Die Heilung des depressiven Gehirns

Wissenschaftler und Spezialisten für psychische Krankheiten haben wichtige Erkenntnisse im Zusammenhang mit dem Verständnis und der Behandlung schwerer Depressionen gewonnen. Dazu gehört auch die Entdeckung der Rolle des Ungleichgewichts von Substanzen wie Serotonin und Noradrenalin. Es gibt allerdings zunehmend Hinweise, dass das noch nicht alles ist: Depressionen verursachen auch strukturelle Veränderungen in Hirnregionen, die mit der Gemütsverfassung, dem Gedächtnis und der Entscheidungsfindung in Zusammenhang stehen.

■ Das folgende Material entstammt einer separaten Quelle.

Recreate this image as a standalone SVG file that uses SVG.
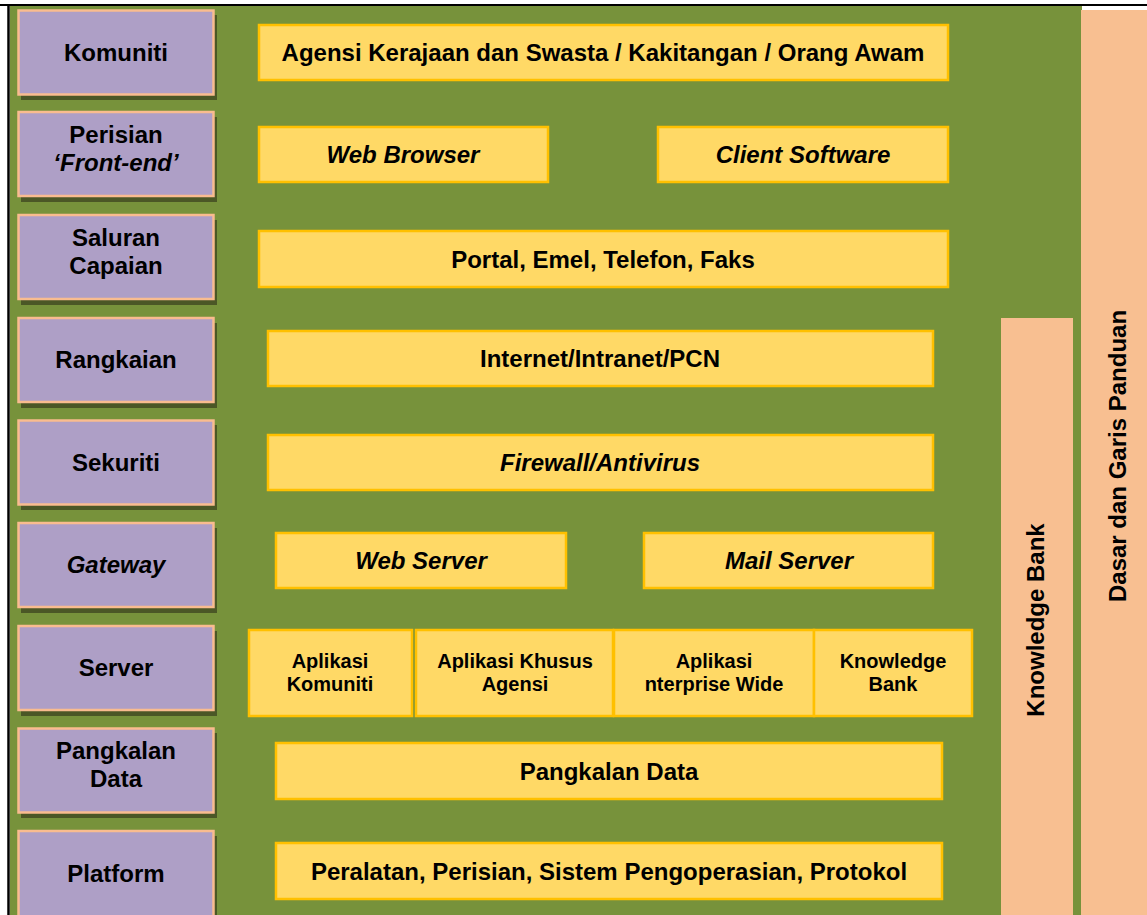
<svg xmlns="http://www.w3.org/2000/svg" width="1147" height="915" viewBox="0 0 1147 915">
<style>
.t{font-family:"Liberation Sans",Arial,sans-serif;font-weight:bold;fill:#000;text-anchor:middle}
.L{font-size:24px}
.S{font-size:20px}
.i{font-style:italic}
.lab{fill:#ae9fc6;stroke:#f9bc8f;stroke-width:2.5}
.sh{fill:#4b5726}
.y{fill:#ffd966;stroke:#ffc000;stroke-width:2.5}
.pe{fill:#f8bf91}
</style>
<rect x="0" y="0" width="1147" height="915" fill="#ffffff"/>
<rect x="10" y="6" width="1072" height="909" fill="#77923b"/>
<line x1="0" y1="5" x2="1147" y2="5" stroke="#000" stroke-width="2"/>
<line x1="8.5" y1="5" x2="8.5" y2="915" stroke="#000" stroke-width="2.5"/>

<g id="dasar">
<rect class="pe" x="1081" y="10" width="66" height="905"/>
<text class="t L" transform="translate(1126,456) rotate(-90)">Dasar dan Garis Panduan</text>
</g>
<g id="kbank-side">
<rect class="pe" x="1001" y="318" width="72" height="597"/>
<text class="t L" transform="translate(1044,620) rotate(-90)">Knowledge Bank</text>
</g>

<g id="lbl-komuniti">
<rect class="sh" x="21" y="15" width="196" height="85"/>
<rect class="lab" x="18.5" y="10.5" width="195" height="84"/>
<text class="t L" x="116" y="61">Komuniti</text>
</g>
<g id="lbl-perisian">
<rect class="sh" x="21" y="117" width="196" height="85"/>
<rect class="lab" x="18.5" y="112" width="195" height="84"/>
<text class="t L" x="116" y="143">Perisian</text>
<text class="t L i" x="116" y="171">‘Front-end’</text>
</g>
<g id="lbl-saluran">
<rect class="sh" x="21" y="220" width="196" height="85"/>
<rect class="lab" x="18.5" y="215" width="195" height="84"/>
<text class="t L" x="116" y="246">Saluran</text>
<text class="t L" x="116" y="274">Capaian</text>
</g>
<g id="lbl-rangkaian">
<rect class="sh" x="21" y="323" width="196" height="85"/>
<rect class="lab" x="18.5" y="318" width="195" height="84"/>
<text class="t L" x="116" y="368">Rangkaian</text>
</g>
<g id="lbl-sekuriti">
<rect class="sh" x="21" y="425" width="196" height="85"/>
<rect class="lab" x="18.5" y="420.5" width="195" height="84"/>
<text class="t L" x="116" y="471">Sekuriti</text>
</g>
<g id="lbl-gateway">
<rect class="sh" x="21" y="528" width="196" height="85"/>
<rect class="lab" x="18.5" y="523" width="195" height="84"/>
<text class="t L i" x="116" y="573">Gateway</text>
</g>
<g id="lbl-server">
<rect class="sh" x="21" y="631" width="196" height="85"/>
<rect class="lab" x="18.5" y="626" width="195" height="84"/>
<text class="t L" x="116" y="676">Server</text>
</g>
<g id="lbl-pangkalan">
<rect class="sh" x="21" y="733" width="196" height="85"/>
<rect class="lab" x="18.5" y="728.5" width="195" height="84"/>
<text class="t L" x="116" y="759">Pangkalan</text>
<text class="t L" x="116" y="787">Data</text>
</g>
<g id="lbl-platform">
<rect class="sh" x="21" y="836" width="196" height="85"/>
<rect class="lab" x="18.5" y="831" width="195" height="95"/>
<text class="t L" x="116" y="882">Platform</text>
</g>

<g id="b-komuniti">
<rect class="y" x="259" y="25" width="689" height="55"/>
<text class="t L" x="603" y="61">Agensi Kerajaan dan Swasta / Kakitangan / Orang Awam</text>
</g>
<g id="b-webbrowser">
<rect class="y" x="259" y="127" width="289" height="55"/>
<text class="t L i" x="403" y="163">Web Browser</text>
</g>
<g id="b-client">
<rect class="y" x="658" y="127" width="290" height="55"/>
<text class="t L i" x="803" y="163">Client Software</text>
</g>
<g id="b-portal">
<rect class="y" x="259" y="231" width="689" height="56"/>
<text class="t L" x="603" y="268">Portal, Emel, Telefon, Faks</text>
</g>
<g id="b-internet">
<rect class="y" x="268" y="331" width="665" height="55"/>
<text class="t L" x="600" y="367">Internet/Intranet/PCN</text>
</g>
<g id="b-firewall">
<rect class="y" x="268" y="435" width="665" height="55"/>
<text class="t L i" x="600" y="471">Firewall/Antivirus</text>
</g>
<g id="b-webserver">
<rect class="y" x="276" y="533" width="290" height="55"/>
<text class="t L i" x="421" y="569">Web Server</text>
</g>
<g id="b-mailserver">
<rect class="y" x="644" y="533" width="289" height="55"/>
<text class="t L i" x="789" y="569">Mail Server</text>
</g>
<g id="b-apkomuniti">
<rect class="y" x="249" y="630" width="163" height="86"/>
<text class="t S" x="330" y="668">Aplikasi</text>
<text class="t S" x="330" y="691">Komuniti</text>
</g>
<g id="b-apkhusus">
<rect class="y" x="416" y="630" width="197" height="86"/>
<text class="t S" x="515" y="668">Aplikasi Khusus</text>
<text class="t S" x="515" y="691">Agensi</text>
</g>
<g id="b-apenterprise">
<rect class="y" x="614" y="630" width="200" height="86"/>
<text class="t S" x="714" y="668">Aplikasi</text>
<text class="t S" x="714" y="691">nterprise Wide</text>
</g>
<g id="b-kbank">
<rect class="y" x="814" y="630" width="158" height="86"/>
<text class="t S" x="893" y="668">Knowledge</text>
<text class="t S" x="893" y="691">Bank</text>
</g>
<g id="b-pangkalan">
<rect class="y" x="276" y="743" width="666" height="56"/>
<text class="t L" x="609" y="780">Pangkalan Data</text>
</g>
<g id="b-platform">
<rect class="y" x="276" y="843" width="666" height="56"/>
<text class="t L" x="609" y="880">Peralatan, Perisian, Sistem Pengoperasian, Protokol</text>
</g>
<g id="connectors"></g>
</svg>
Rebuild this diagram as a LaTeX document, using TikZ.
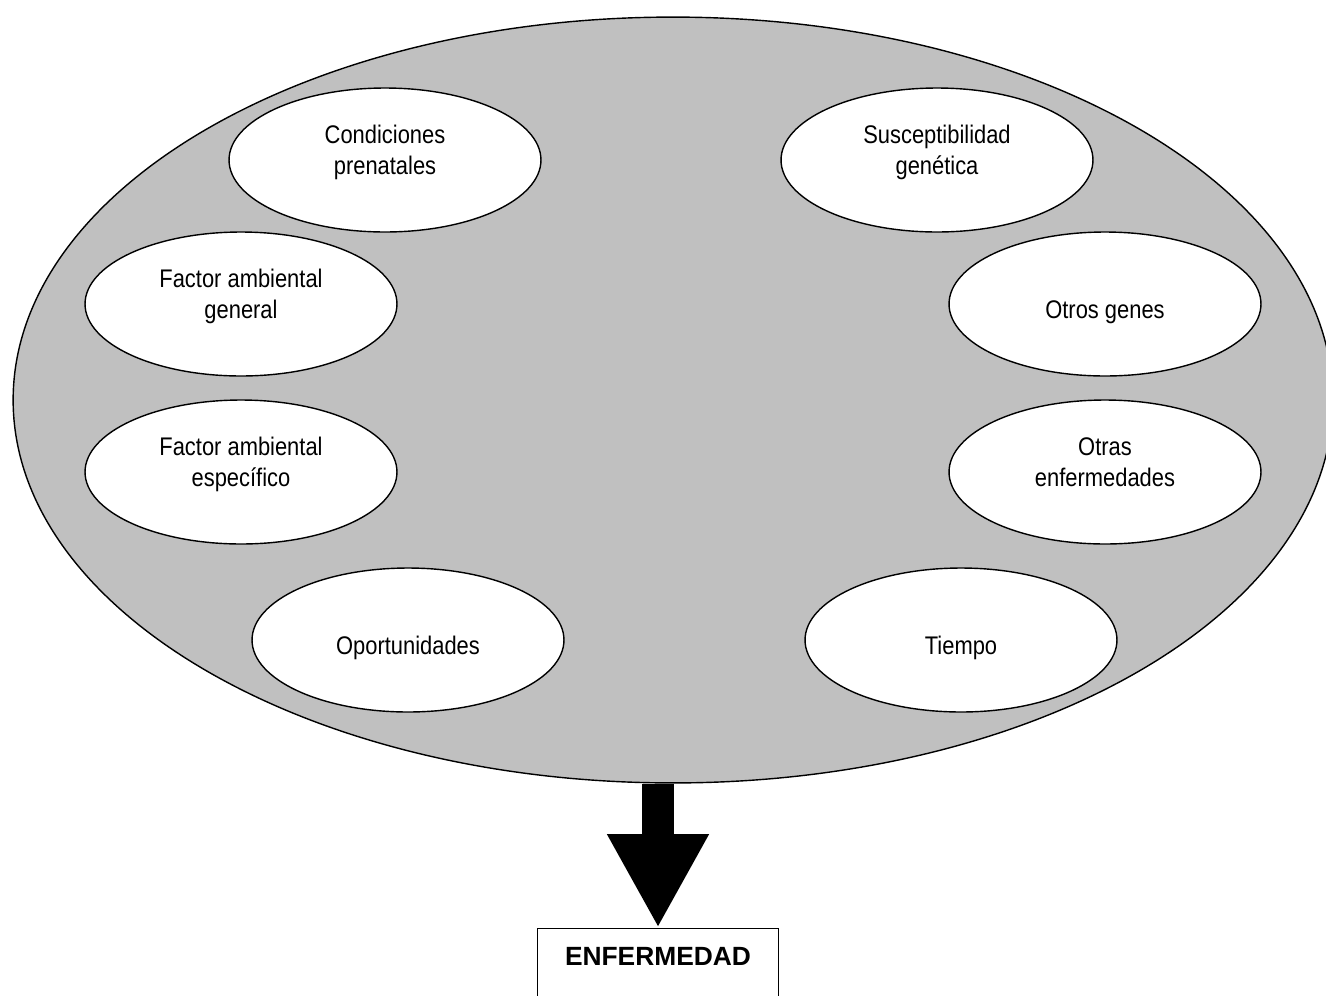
\documentclass[tikz,border=0pt]{standalone}
\usepackage{fontspec}
\setmainfont{Liberation Sans}[FakeStretch=0.86]
\newfontfamily\boldfont{Liberation Sans}
\usetikzlibrary{shapes.geometric, arrows.meta}
\definecolor{silver}{HTML}{C0C0C0}

\begin{document}
\begin{tikzpicture}[
    x=0.02cm, y=-0.02cm,
    outer/.style={ellipse, minimum width=26.4cm, minimum height=15.32cm, inner sep=0pt, draw=black, line width=0.8pt, fill=silver},
    factor/.style={ellipse, minimum width=6.24cm, minimum height=2.88cm, inner sep=0pt, draw=black, line width=0.8pt, fill=white, align=center, text height=0.6cm, text depth=0.04cm, font=\fontsize{14.5}{17.6}\selectfont},
    result/.style={rectangle, minimum width=4.82cm, inner xsep=0pt, inner ysep=0.35cm, text height=0.38cm, text depth=1cm, draw=black, line width=0.8pt, fill=white, font=\boldfont\bfseries\fontsize{15}{18}\selectfont},
    arrow/.style={line width=0.64cm, -{Triangle[length=1.88cm, width=1.9cm]}}
]
\useasboundingbox (0,0) rectangle (1326,995);

\node (cuadro) [outer] at (673,400) {};

\node (prenat) [factor] at (385,160) {Condiciones\\prenatales};
\node (suscep) [factor] at (937,160) {Susceptibilidad\\genética};
\node (ambgen) [factor] at (241,304) {Factor ambiental\\general};
\node (genes) [factor] at (1105,304) {Otros genes};
\node (ambesp) [factor] at (241,472) {Factor ambiental\\específico};
\node (otras) [factor] at (1105,472) {Otras\\enfermedades};
\node (oport) [factor] at (408,640) {Oportunidades};
\node (tiempo) [factor] at (961,640) {Tiempo};

\node (enf) [result, anchor=north] at (658,928) {ENFERMEDAD};

\draw [arrow] (enf.north |- cuadro.south) -- (enf.north);
\end{tikzpicture}
\end{document}
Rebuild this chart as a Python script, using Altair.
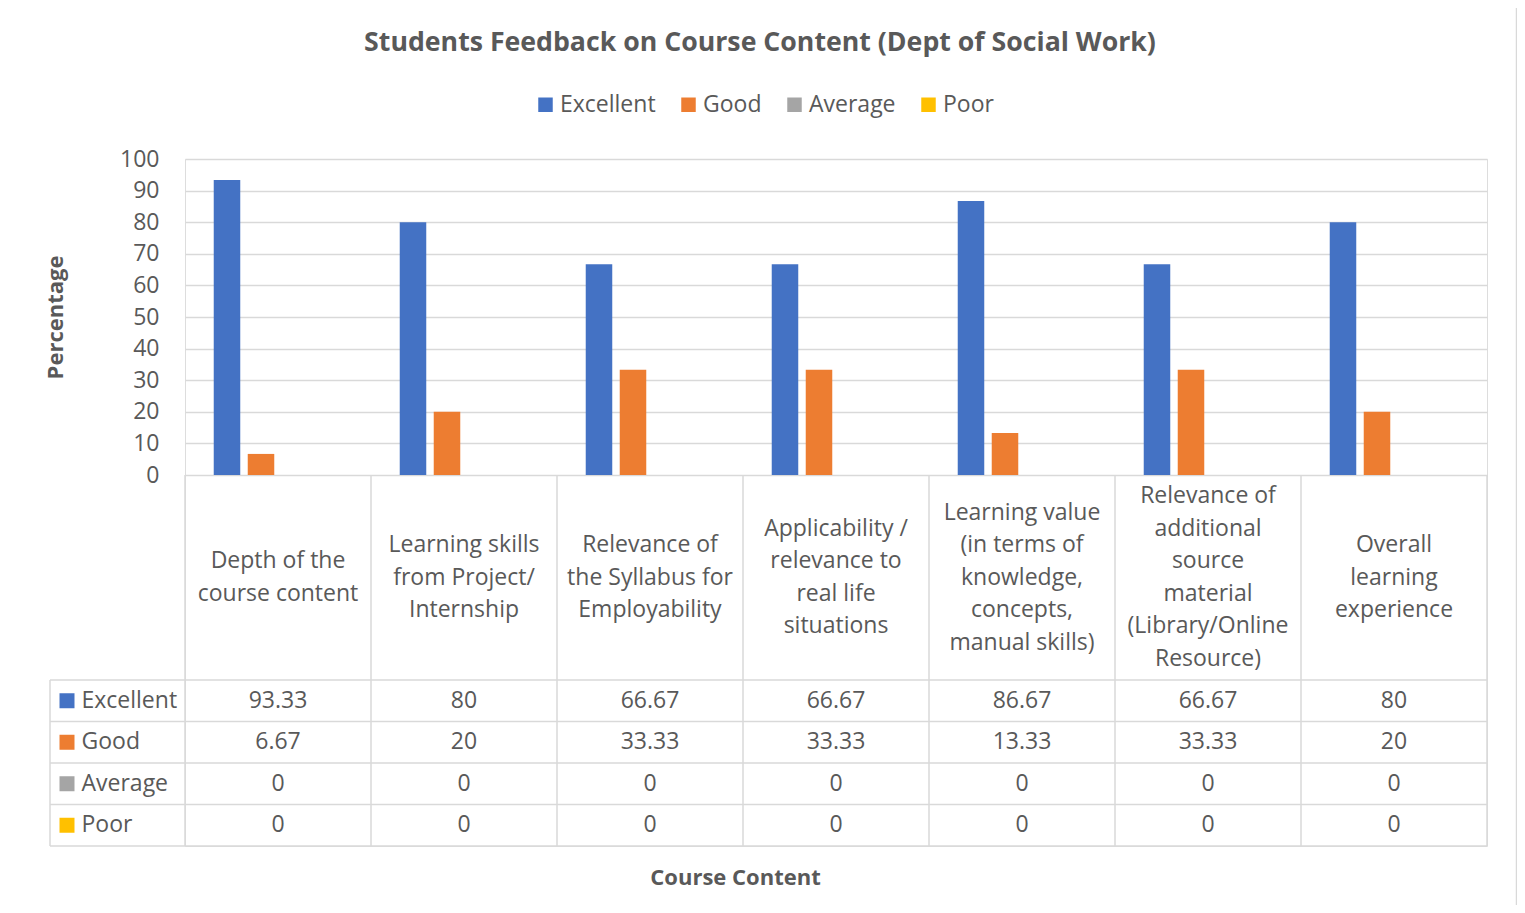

Einer Depression gehen oftmals stressreiche Erfahrungen voraus. Das Gehirn interpretiert unsere Erfahrungen und entscheidet, ob diese als bedrohlich einzustufen sind. Anschließend steuert es unsere verhaltensmäßigen und physiologischen Reaktionen auf diese Erfahrungen. Ergebnisse aus Tierversuchen zeigen, dass schädliche physiologische Veränderungen ihre Ursache in der Unfähigkeit des Gehirns und des Körpers haben, auf wiederholten Stress mit adaptiven Modifikationen der Struktur und Funktion zu reagieren. Drei Hirnregionen - der Hippocampus, der präfrontale Cortex und die Amygdala - sind für pathologische Veränderungen in Größe und Funktion besonders anfällig.

Diese Regionen sind maßgeblich für die Interpretation stressreicher Erfahrungen und die Wahl der geeigneten Reaktionen darauf verantwortlich. Außerdem sind an diesen Vorgängen noch zahlreiche Botenstoffe wie Cortisol und Adrenalin aus der Nebenniere, andere Hormone und Neurotransmitter (wie Serotonin und Noradrenalin) und die Reaktionen des vegetativen Nervensystems und des Immunsystems beteiligt. Eine Depression führt also aufgrund langfristiger chemischer Ungleichgewichte in jenen Systemen, die Herztätigkeit, Immunsystem und Stoffwechsel steuern, zu Veränderungen im Körper.